Saudi Arabia needs more storage facilities for food to help cushion the largest Arab economy against rising commodity prices, the chairman of the Food Security Committee at the Riyadh Chamber of Commerce said.
Escalating food prices “worry us,” Saad Alkhorayef told reporters on Sunday in Riyadh, the Saudi capital. “We are encouraging the government” to increase capacity for storing wheat, barley, soybeans, sugar, rice and other food commodities, he said.
Saudi Arabia, the world’s largest barley importer, plans to increase imports as it phases out water-intensive food crops by 2016, in response to a Royal Decree in 2008. Food ranked as the biggest import in November at the kingdom’s eight ports, according to data on the website of the Saudi Ports Authority.
Inflation in Saudi Arabia accelerated to 6.1 percent in August, the highest level since February 2009, due to higher global food prices, central bank Governor Muhammad Al Jasser said in October. External commodity prices will help prop up inflation at an average of 5.3 percent in 2011, Jadwa Investment Co said on December 26.

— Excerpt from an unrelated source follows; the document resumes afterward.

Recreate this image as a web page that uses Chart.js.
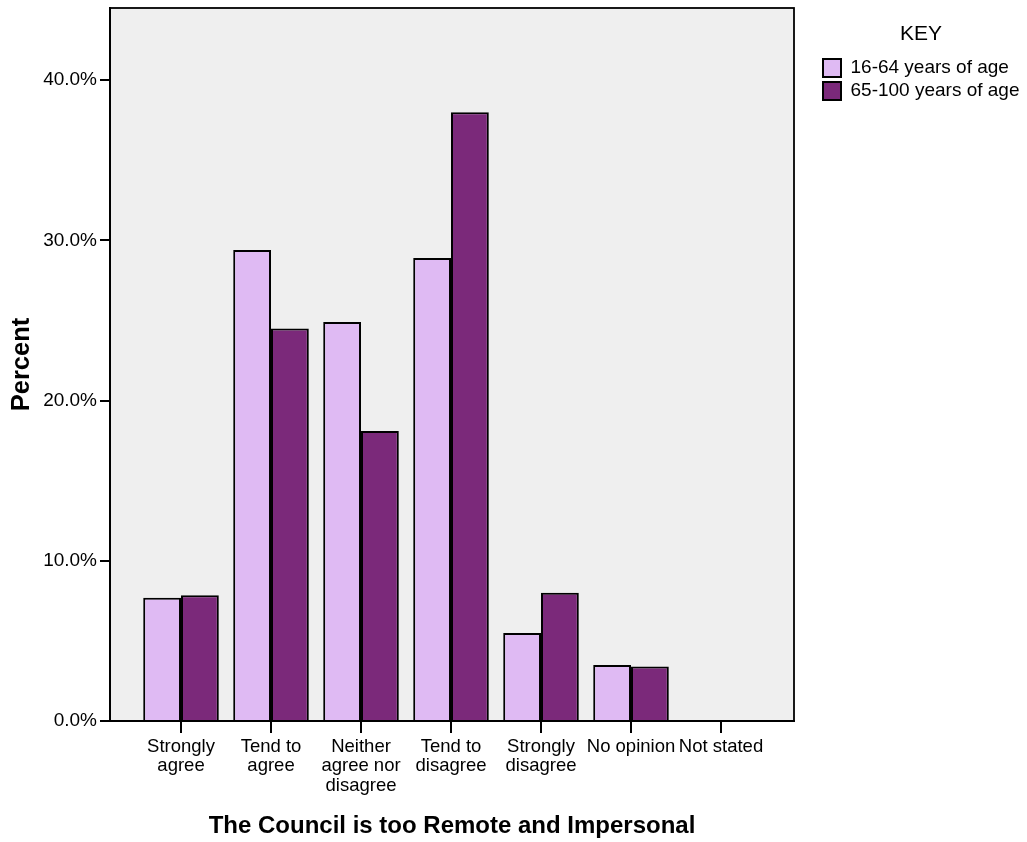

World food prices climbed to a record high in December on steeper sugar, grain and oilseed costs, exceeding levels reached in 2008 that sparked deadly riots from Haiti to Egypt, the United Nations Food and Agricultural Organisation reported on January 5. An index of 55 food commodities tracked by the UN’s FAO gained for a sixth month to 214.7 points, above the prior all-time high of 213.5 in June 2008.
The kingdom may purchase 2 million metric tonnes of wheat in the current marketing year ending June 30, and imports may exceed 3 million tonnes in 2016, the Rome-based FAO said in October. The country may import 11.9 million tonnes of cereals in this marketing year, up from 11.7 million tonnes in the prior period, it said.
Brazil, Argentina, Ukraine, Australia and five other countries supply most of Saudi Arabia’s grain imports, Alkhorayef said.